SUPPLIED INFORMATION:
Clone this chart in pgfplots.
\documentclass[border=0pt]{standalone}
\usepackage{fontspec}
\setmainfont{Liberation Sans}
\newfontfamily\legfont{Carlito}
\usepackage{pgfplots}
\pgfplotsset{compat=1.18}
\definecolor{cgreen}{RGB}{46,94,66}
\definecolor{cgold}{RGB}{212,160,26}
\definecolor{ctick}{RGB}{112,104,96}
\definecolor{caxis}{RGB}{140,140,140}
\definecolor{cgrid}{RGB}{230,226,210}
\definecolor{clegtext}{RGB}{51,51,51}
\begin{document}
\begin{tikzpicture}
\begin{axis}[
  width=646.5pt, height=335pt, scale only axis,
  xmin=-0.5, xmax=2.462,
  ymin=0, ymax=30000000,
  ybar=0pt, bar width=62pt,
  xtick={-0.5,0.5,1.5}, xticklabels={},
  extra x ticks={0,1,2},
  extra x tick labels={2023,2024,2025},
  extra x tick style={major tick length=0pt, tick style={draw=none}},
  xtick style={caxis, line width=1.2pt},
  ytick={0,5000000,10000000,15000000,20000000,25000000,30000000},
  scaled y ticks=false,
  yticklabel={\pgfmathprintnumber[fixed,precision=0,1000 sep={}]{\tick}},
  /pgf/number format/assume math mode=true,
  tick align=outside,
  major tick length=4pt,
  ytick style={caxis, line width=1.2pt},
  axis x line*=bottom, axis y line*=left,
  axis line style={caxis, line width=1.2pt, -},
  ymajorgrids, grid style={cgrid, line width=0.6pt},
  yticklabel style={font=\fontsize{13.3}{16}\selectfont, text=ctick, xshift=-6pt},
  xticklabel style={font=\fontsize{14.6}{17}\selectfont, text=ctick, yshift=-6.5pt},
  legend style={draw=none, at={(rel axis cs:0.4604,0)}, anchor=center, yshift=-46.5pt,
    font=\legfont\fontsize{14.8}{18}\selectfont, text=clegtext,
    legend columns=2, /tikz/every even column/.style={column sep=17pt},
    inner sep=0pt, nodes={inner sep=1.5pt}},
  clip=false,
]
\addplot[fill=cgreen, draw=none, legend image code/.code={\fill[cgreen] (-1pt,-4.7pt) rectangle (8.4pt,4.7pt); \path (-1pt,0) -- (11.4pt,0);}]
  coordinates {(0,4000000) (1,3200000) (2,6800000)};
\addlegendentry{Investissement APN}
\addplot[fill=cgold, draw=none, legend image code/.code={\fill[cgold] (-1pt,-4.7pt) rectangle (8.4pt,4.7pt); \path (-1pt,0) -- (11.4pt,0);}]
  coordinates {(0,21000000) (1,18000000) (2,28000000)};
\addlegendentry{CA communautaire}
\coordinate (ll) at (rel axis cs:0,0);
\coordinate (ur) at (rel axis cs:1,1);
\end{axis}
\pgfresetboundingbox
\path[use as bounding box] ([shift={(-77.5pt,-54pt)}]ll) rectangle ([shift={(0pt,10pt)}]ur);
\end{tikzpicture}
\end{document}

WHAT YOU SHOULD DO: Write the listing out again, exactly as it reads.

FINAL RESULT:
Clone this chart in pgfplots.
\documentclass[border=0pt]{standalone}
\usepackage{fontspec}
\setmainfont{Liberation Sans}
\newfontfamily\legfont{Carlito}
\usepackage{pgfplots}
\pgfplotsset{compat=1.18}
\definecolor{cgreen}{RGB}{46,94,66}
\definecolor{cgold}{RGB}{212,160,26}
\definecolor{ctick}{RGB}{112,104,96}
\definecolor{caxis}{RGB}{140,140,140}
\definecolor{cgrid}{RGB}{230,226,210}
\definecolor{clegtext}{RGB}{51,51,51}
\begin{document}
\begin{tikzpicture}
\begin{axis}[
  width=646.5pt, height=335pt, scale only axis,
  xmin=-0.5, xmax=2.462,
  ymin=0, ymax=30000000,
  ybar=0pt, bar width=62pt,
  xtick={-0.5,0.5,1.5}, xticklabels={},
  extra x ticks={0,1,2},
  extra x tick labels={2023,2024,2025},
  extra x tick style={major tick length=0pt, tick style={draw=none}},
  xtick style={caxis, line width=1.2pt},
  ytick={0,5000000,10000000,15000000,20000000,25000000,30000000},
  scaled y ticks=false,
  yticklabel={\pgfmathprintnumber[fixed,precision=0,1000 sep={}]{\tick}},
  /pgf/number format/assume math mode=true,
  tick align=outside,
  major tick length=4pt,
  ytick style={caxis, line width=1.2pt},
  axis x line*=bottom, axis y line*=left,
  axis line style={caxis, line width=1.2pt, -},
  ymajorgrids, grid style={cgrid, line width=0.6pt},
  yticklabel style={font=\fontsize{13.3}{16}\selectfont, text=ctick, xshift=-6pt},
  xticklabel style={font=\fontsize{14.6}{17}\selectfont, text=ctick, yshift=-6.5pt},
  legend style={draw=none, at={(rel axis cs:0.4604,0)}, anchor=center, yshift=-46.5pt,
    font=\legfont\fontsize{14.8}{18}\selectfont, text=clegtext,
    legend columns=2, /tikz/every even column/.style={column sep=17pt},
    inner sep=0pt, nodes={inner sep=1.5pt}},
  clip=false,
]
\addplot[fill=cgreen, draw=none, legend image code/.code={\fill[cgreen] (-1pt,-4.7pt) rectangle (8.4pt,4.7pt); \path (-1pt,0) -- (11.4pt,0);}]
  coordinates {(0,4000000) (1,3200000) (2,6800000)};
\addlegendentry{Investissement APN}
\addplot[fill=cgold, draw=none, legend image code/.code={\fill[cgold] (-1pt,-4.7pt) rectangle (8.4pt,4.7pt); \path (-1pt,0) -- (11.4pt,0);}]
  coordinates {(0,21000000) (1,18000000) (2,28000000)};
\addlegendentry{CA communautaire}
\coordinate (ll) at (rel axis cs:0,0);
\coordinate (ur) at (rel axis cs:1,1);
\end{axis}
\pgfresetboundingbox
\path[use as bounding box] ([shift={(-77.5pt,-54pt)}]ll) rectangle ([shift={(0pt,10pt)}]ur);
\end{tikzpicture}
\end{document}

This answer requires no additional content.